Starting with $$\sin{nx}=2^{n-1}\prod^{n-1}_{k=0}\sin{(x+\frac{\pi k}{n})}$$ take logarithm, then derivative, then substitute $x$ with $\pi x/n$, to get $$\pi \cot{\pi x} = \sum^{n-1}_{k=0}\frac{\pi}{n}\cot{\big(\frac{\pi}{n}(x+k)\big)}$$ Thenceforth restrict $x\in (0,1)$.
Substitute $n$ with $2n$, then fold the summation in half, $$\pi \cot{\pi x} = \sum^{n-1}_{k=0}\frac{\pi}{2n}\Big(\cot{\big(\frac{\pi}{2n}(x+k)\big)}+\cot{\big(\frac{\pi}{2n}(x+(2n-1-k))\big)}\Big)$$ $$= \sum^{n-1}_{k=0}\frac{\pi}{2n}\Big(\cot{\big(\frac{\pi}{2n}(x+k)\big)}-\cot{\big(\frac{\pi}{2n}(k+1-x)\big)}\Big)$$
Then we estimate $\cot{\big(\frac{\pi}{2n}(x+k)\big)}-\cot{\big(\frac{\pi}{2n}(k+1-x)\big)}$ at two extremes.
When $k\sim n$, expand it as a power in $x, (1-x)$ to $$=\frac{1}{\sin^2{(\frac{\pi k}{2n})}}\Big(\frac{\pi}{2n}(1-2x)+O(1/n^2)\Big)$$
Thus $\forall 0<\theta<1$, $$\sum^{n-1}_{k=\theta n}\frac{\pi}{2n}\Big(\cot{\big(\frac{\pi}{2n}(x+k)\big)}-\cot{\big(\frac{\pi}{2n}(k+1-x)\big)}\Big)$$ $$\sim\sum^{n-1}_{k=\theta n}(\frac{\pi}{2n})^2 \frac{1}{\sin^2{(\frac{\pi k}{2n})}} = O(1/n) \rightarrow 0$$ So as $n\rightarrow \infty$, the summation is concentrted into the $0\leq k \leq \theta n$ part.
When $0\leq k \leq \theta n$, if we expand by $\cot{t}=1/t-t/3+O(t^3)$, and discard all but the first term, we get $$\sum^{\theta n}_{k=0}\frac{\pi}{2n}\Big(\cot{\big(\frac{\pi}{2n}(x+k)\big)}-\cot{\big(\frac{\pi}{2n}(k+1-x)\big)}\Big)\approx \sum^{\theta n}_{k=0} \frac{1}{x+k}+\frac{1}{x-(k+1)}=\sum^{\theta n}_{k=-\theta n} \frac{1}{x+k}$$
If this is correct, then taking $n\rightarrow \infty$ would yield $\pi\cot{\pi x}=\sum_{-\infty}^{\infty}\frac{1}{x+k}$.

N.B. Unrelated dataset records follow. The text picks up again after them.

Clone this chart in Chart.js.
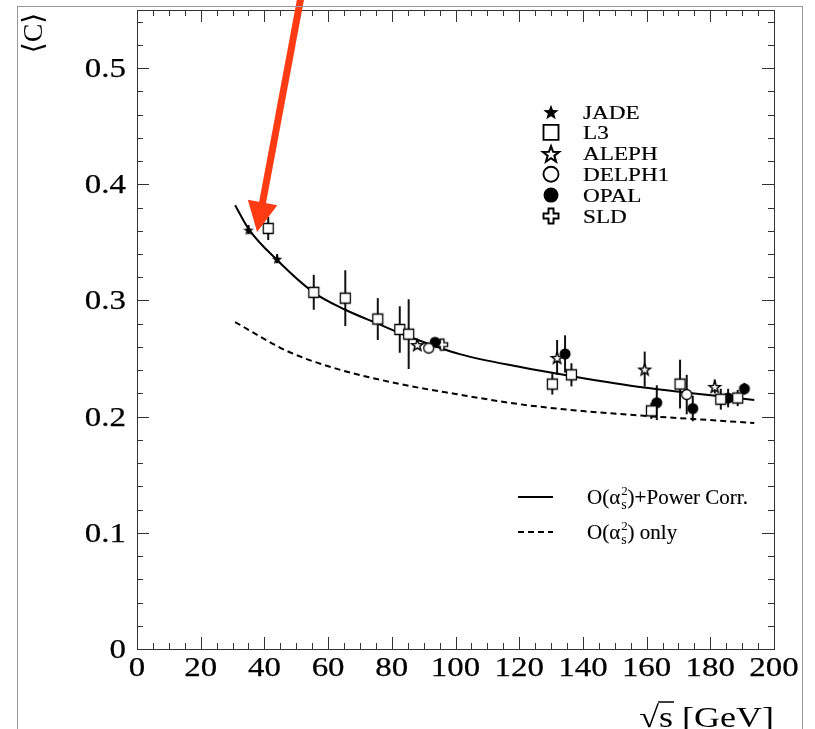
<!DOCTYPE html>
<html><head><meta charset="utf-8">
<script src="https://cdn.jsdelivr.net/npm/chart.js@4"></script>
<style>html,body{margin:0;padding:0;background:#fff}canvas{display:block}</style>
</head><body>
<canvas id="c" width="815" height="729"></canvas>
<script>
// ---------- data ----------
const xTickLabels = ['0','20','40','60','80','100','120','140','160','180','200'];
const yTickLabels = ['0','0.1','0.2','0.3','0.4','0.5'];

const jadeX = [35, 44];
const jadeY = [0.361, 0.336];
const jadeErr = [0.004, 0.004];

const l3X = [41.2, 55.5, 65.4, 75.6, 82.5, 85.3, 130.4, 136.4, 161.5, 170.5, 183.3, 188.6];
const l3Y = [0.362, 0.307, 0.302, 0.284, 0.275, 0.271, 0.228, 0.236, 0.205, 0.228, 0.215, 0.216];
const l3Err = [0.010, 0.015, 0.024, 0.018, 0.020, 0.030, 0.009, 0.010, 0.007, 0.021, 0.009, 0.007];

const alephX = [88, 131.9, 159.4, 181.4];
const alephY = [0.262, 0.251, 0.241, 0.226];
const alephErr = [0.004, 0.015, 0.015, 0.006];

const delphiX = [91.6, 172.6];
const delphiY = [0.259, 0.219];
const delphiErr = [0.003, 0.017];

const opalX = [93.6, 134.4, 163.2, 174.5, 185.6, 190.7];
const opalY = [0.264, 0.254, 0.212, 0.207, 0.216, 0.224];
const opalErr = [0.003, 0.016, 0.015, 0.011, 0.008, 0.005];

const sldX = [95.8];
const sldY = [0.262];
const sldErr = [0.003];

const powerCorrX = [30.8, 35.2, 43.9, 55.4, 65.4, 75.6, 85.3, 101.6, 120.4, 136.2, 159.2, 172.8, 193.8];
const powerCorrY = [0.382, 0.361, 0.335, 0.307, 0.292, 0.280, 0.269, 0.2536, 0.2427, 0.235, 0.225, 0.2206, 0.2143];

const nloX = [30.8, 47.1, 61.7, 82.7, 100, 120.4, 140, 160.3, 180, 193.8];
const nloY = [0.2814, 0.2565, 0.242, 0.228, 0.2195, 0.2106, 0.2048, 0.2005, 0.197, 0.1945];

const arrowTail = [51.8, 0.566];
const arrowTip = [37.7, 0.359];

// ---------- helpers ----------
const SERIF = '"Liberation Serif","Times New Roman","DejaVu Serif",serif';
function pts(xs, ys) { return xs.map((x, i) => ({x: x, y: ys[i]})); }

function drawShape(ctx, type, cx, cy, s) {
  ctx.save();
  ctx.lineWidth = Math.max(1.3, s / 8);
  ctx.strokeStyle = '#000'; ctx.fillStyle = '#000';
  const r = s / 2;
  ctx.beginPath();
  if (type === 'fstar' || type === 'ostar') {
    for (let i = 0; i < 10; i++) {
      const ang = -Math.PI / 2 + i * Math.PI / 5;
      const rr = (i % 2) ? r * 0.42 : r;
      const px = cx + rr * Math.cos(ang), py = cy + 0.08 * s + rr * Math.sin(ang);
      if (i) ctx.lineTo(px, py); else ctx.moveTo(px, py);
    }
    ctx.closePath();
    if (type === 'fstar') ctx.fill(); else { ctx.fillStyle = '#fff'; ctx.fill(); ctx.stroke(); }
  } else if (type === 'osq') {
    ctx.rect(cx - r, cy - r, s, s);
    ctx.fillStyle = '#fff'; ctx.fill(); ctx.stroke();
  } else if (type === 'ocirc') {
    ctx.arc(cx, cy, r, 0, Math.PI * 2);
    ctx.fillStyle = '#fff'; ctx.fill(); ctx.stroke();
  } else if (type === 'fcirc') {
    ctx.arc(cx, cy, r, 0, Math.PI * 2);
    ctx.fill();
  } else if (type === 'ocross') {
    const a = s / 6;
    const p = [[-a,-r],[a,-r],[a,-a],[r,-a],[r,a],[a,a],[a,r],[-a,r],[-a,a],[-r,a],[-r,-a],[-a,-a]];
    p.forEach((q, i) => i ? ctx.lineTo(cx + q[0], cy + q[1]) : ctx.moveTo(cx + q[0], cy + q[1]));
    ctx.closePath();
    ctx.fillStyle = '#fff'; ctx.fill(); ctx.stroke();
  }
  ctx.restore();
}
function markerCanvas(type, s) {
  const c = document.createElement('canvas');
  const n = Math.ceil(s + 5);
  c.width = n; c.height = n;
  drawShape(c.getContext('2d'), type, n / 2, n / 2, s);
  return c;
}
function sText(ctx, txt, x, y, size, align, sx, bold) {
  ctx.save();
  ctx.font = size + 'px ' + SERIF;
  const w = ctx.measureText(txt).width * sx;
  const x0 = align === 'right' ? x - w : (align === 'center' ? x - w / 2 : x);
  ctx.translate(x0, y); ctx.scale(sx, 1);
  ctx.textAlign = 'left'; ctx.textBaseline = 'alphabetic';
  ctx.fillStyle = '#000';
  ctx.fillText(txt, 0, 0);
  if (bold) { ctx.strokeStyle = '#000'; ctx.lineWidth = bold; ctx.strokeText(txt, 0, 0); }
  ctx.restore();
  return w;
}

const series = [
  {label: 'JADE', x: jadeX, y: jadeY, e: jadeErr, shape: 'fstar', size: 11, legSize: 16},
  {label: 'L3', x: l3X, y: l3Y, e: l3Err, shape: 'osq', size: 10, legSize: 15},
  {label: 'ALEPH', x: alephX, y: alephY, e: alephErr, shape: 'ostar', size: 12, legSize: 17},
  {label: 'DELPH1', x: delphiX, y: delphiY, e: delphiErr, shape: 'ocirc', size: 10, legSize: 15},
  {label: 'OPAL', x: opalX, y: opalY, e: opalErr, shape: 'fcirc', size: 11, legSize: 15},
  {label: 'SLD', x: sldX, y: sldY, e: sldErr, shape: 'ocross', size: 11, legSize: 15}
];

const datasets = series.map(s => ({
  type: 'scatter', label: s.label, data: pts(s.x, s.y),
  pointStyle: markerCanvas(s.shape, s.size), pointRadius: 5, pointHoverRadius: 5,
  showLine: false
}));
datasets.push({
  type: 'line', label: 'power', data: pts(powerCorrX, powerCorrY),
  borderColor: '#000', borderWidth: 2, pointRadius: 0, tension: 0.4,
  cubicInterpolationMode: 'monotone', fill: false
});
datasets.push({
  type: 'line', label: 'nlo', data: pts(nloX, nloY),
  borderColor: '#000', borderWidth: 2, borderDash: [6, 4], pointRadius: 0, tension: 0.4,
  cubicInterpolationMode: 'monotone', fill: false
});

const decor = {
  id: 'decor',
  beforeDatasetsDraw(chart) {
    const ctx = chart.ctx, xs = chart.scales.x, ys = chart.scales.y;
    ctx.save();
    ctx.strokeStyle = '#111'; ctx.lineWidth = 2;
    series.forEach(s => {
      s.x.forEach((xv, i) => {
        const px = xs.getPixelForValue(xv);
        ctx.beginPath();
        ctx.moveTo(px, ys.getPixelForValue(s.y[i] - s.e[i]));
        ctx.lineTo(px, ys.getPixelForValue(s.y[i] + s.e[i]));
        ctx.stroke();
      });
    });
    ctx.restore();
  },
  afterDraw(chart) {
    const ctx = chart.ctx, xs = chart.scales.x, ys = chart.scales.y, a = chart.chartArea;
    ctx.save();
    // frame
    ctx.strokeStyle = '#333'; ctx.lineWidth = 1;
    ctx.strokeRect(a.left + 0.5, a.top + 0.5, a.right - a.left, a.bottom - a.top);
    ctx.beginPath();
    for (let k = 0; k <= 40; k++) {
      const v = k * 5, px = Math.round(xs.getPixelForValue(v)) + 0.5;
      const len = (k % 4 === 0) ? 12 : 6;
      ctx.moveTo(px, a.bottom); ctx.lineTo(px, a.bottom - len);
      ctx.moveTo(px, a.top); ctx.lineTo(px, a.top + len);
    }
    for (let k = 0; k <= 27; k++) {
      const v = k * 0.02, py = Math.round(ys.getPixelForValue(v)) + 0.5;
      const len = (k % 5 === 0) ? 12 : 6;
      ctx.moveTo(a.left, py); ctx.lineTo(a.left + len, py);
      ctx.moveTo(a.right, py); ctx.lineTo(a.right - len, py);
    }
    ctx.stroke();
    // tick labels
    xTickLabels.forEach(t => {
      sText(ctx, t, xs.getPixelForValue(Number(t)), a.bottom + 27, 27, 'center', 1.22, 0.25);
    });
    yTickLabels.forEach(t => {
      sText(ctx, t, a.left - 11, ys.getPixelForValue(Number(t)) + 9, 27, 'right', 1.22, 0.25);
    });
    // y title (rotated)
    ctx.save();
    ctx.translate(42, 33);
    ctx.rotate(-Math.PI / 2);
    ctx.font = '28px ' + SERIF; ctx.fillStyle = '#000';
    ctx.textAlign = 'center'; ctx.textBaseline = 'alphabetic';
    ctx.fillText('\u27E8C\u27E9', 0, 0);
    ctx.restore();
    // x title
    {
      const size = 30, sx = 1.2, y = 727;
      ctx.font = size + 'px ' + SERIF;
      const wAll = ctx.measureText('\u221As [GeV]').width * sx;
      const w1 = ctx.measureText('\u221A').width * sx;
      const w2 = ctx.measureText('\u221As').width * sx;
      const x0 = a.right - wAll;
      sText(ctx, '\u221As [GeV]', x0, y, size, 'left', sx);
      ctx.beginPath(); ctx.lineWidth = 1.5; ctx.strokeStyle = '#000';
      ctx.moveTo(x0 + w1 - 1, y - 25); ctx.lineTo(x0 + w2 + 1, y - 25); ctx.stroke();
    }
    // legend 1
    series.forEach((s, i) => {
      const ry = 111.5 + i * 20.9;
      drawShape(ctx, s.shape, 551, ry, s.legSize);
      sText(ctx, s.label, 583, ry + 7, 19, 'left', 1.22, 0.2);
    });
    // legend 2
    ctx.strokeStyle = '#000'; ctx.lineWidth = 2;
    ctx.beginPath(); ctx.moveTo(518, 497); ctx.lineTo(553, 497); ctx.stroke();
    ctx.setLineDash([6, 4]);
    ctx.beginPath(); ctx.moveTo(518, 532); ctx.lineTo(553, 532); ctx.stroke();
    ctx.setLineDash([]);
    function oAlpha(x, yb, tail) {
      let w = sText(ctx, 'O(\u03B1', x, yb, 21, 'left', 1.0, 0.15);
      sText(ctx, '2', x + w + 1, yb - 9, 13, 'left', 1.0);
      const w2 = sText(ctx, 's', x + w + 1, yb + 5, 14, 'left', 1.0);
      sText(ctx, ')' + tail, x + w + w2 + 2, yb, 21, 'left', 1.0, 0.15);
    }
    oAlpha(587, 504, '+Power Corr.');
    oAlpha(587, 539, ' only');
    // arrow
    {
      const tx = xs.getPixelForValue(arrowTail[0]), ty = ys.getPixelForValue(arrowTail[1]);
      const hx = xs.getPixelForValue(arrowTip[0]), hy = ys.getPixelForValue(arrowTip[1]);
      const dx = hx - tx, dy = hy - ty, L = Math.hypot(dx, dy), ux = dx / L, uy = dy / L;
      const nx = -uy, ny = ux, headL = 30, headW = 15;
      const bx = hx - ux * headL, by = hy - uy * headL;
      ctx.fillStyle = '#ff3b14'; ctx.strokeStyle = '#ff3b14';
      ctx.lineWidth = 7; ctx.lineCap = 'butt';
      ctx.beginPath(); ctx.moveTo(tx, ty); ctx.lineTo(bx + ux * 2, by + uy * 2); ctx.stroke();
      ctx.beginPath();
      ctx.moveTo(hx, hy);
      ctx.lineTo(bx + nx * headW, by + ny * headW);
      ctx.lineTo(bx - nx * headW, by - ny * headW);
      ctx.closePath(); ctx.fill();
    }
    // outer canvas border
    ctx.strokeStyle = '#9a9a9a'; ctx.lineWidth = 1;
    ctx.strokeRect(17.5, 6.5, 785, 740);
    ctx.restore();
  }
};

new Chart(document.getElementById('c'), {
  type: 'scatter',
  data: {datasets: datasets},
  options: {
    responsive: false, animation: false, devicePixelRatio: 1,
    layout: {padding: {top: 10, right: 41, left: 0, bottom: 0}},
    plugins: {legend: {display: false}, tooltip: {enabled: false}},
    scales: {
      x: {type: 'linear', min: 0, max: 200,
          grid: {display: false, drawTicks: false}, border: {display: false},
          ticks: {display: false}, afterFit(s) { s.height = 80; }},
      y: {type: 'linear', min: 0, max: 0.55,
          grid: {display: false, drawTicks: false}, border: {display: false},
          ticks: {display: false}, afterFit(s) { s.width = 137; }}
    }
  },
  plugins: [decor]
});
</script>
</body></html>
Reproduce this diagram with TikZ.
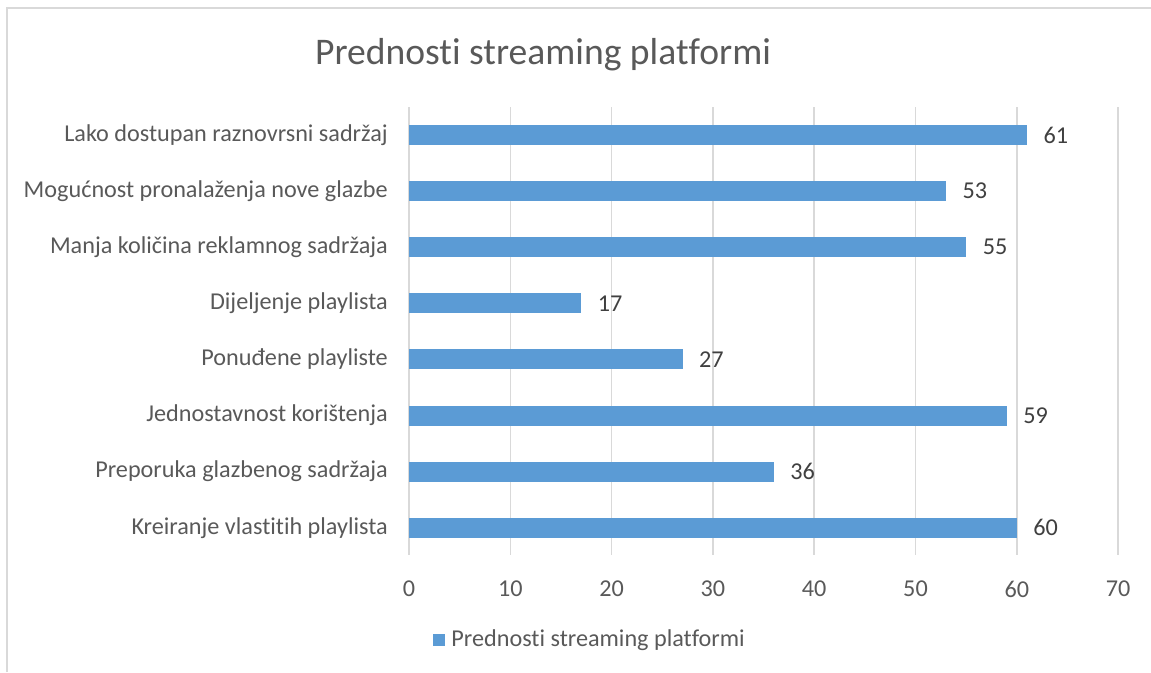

But I know that it has subtlety. In particular, I think the error in discarding all higher powered terms depends both on $n$ and on $\theta$, and that merely letting $n\rightarrow \infty$ would not make the error disappear. That is, I think $$\sum^{\theta n}_{k=0}\frac{\pi}{2n}\Big(\cot{\big(\frac{\pi}{2n}(x+k)\big)}-\cot{\big(\frac{\pi}{2n}(k+1-x)\big)}\Big)=\sum^{\theta n}_{k=-\theta n} \frac{1}{x+k}+E(n, \theta)$$ where $\lim_{n\to \infty}E(n, \theta)$ might not be $0$, but $\lim_{\theta\to 0}\lim_{n\to \infty}E(n, \theta)=0$
That's where matter stands now. All I need is to get a good estimation for the $E(n, \theta)$. Can you help me find a bound to $E$?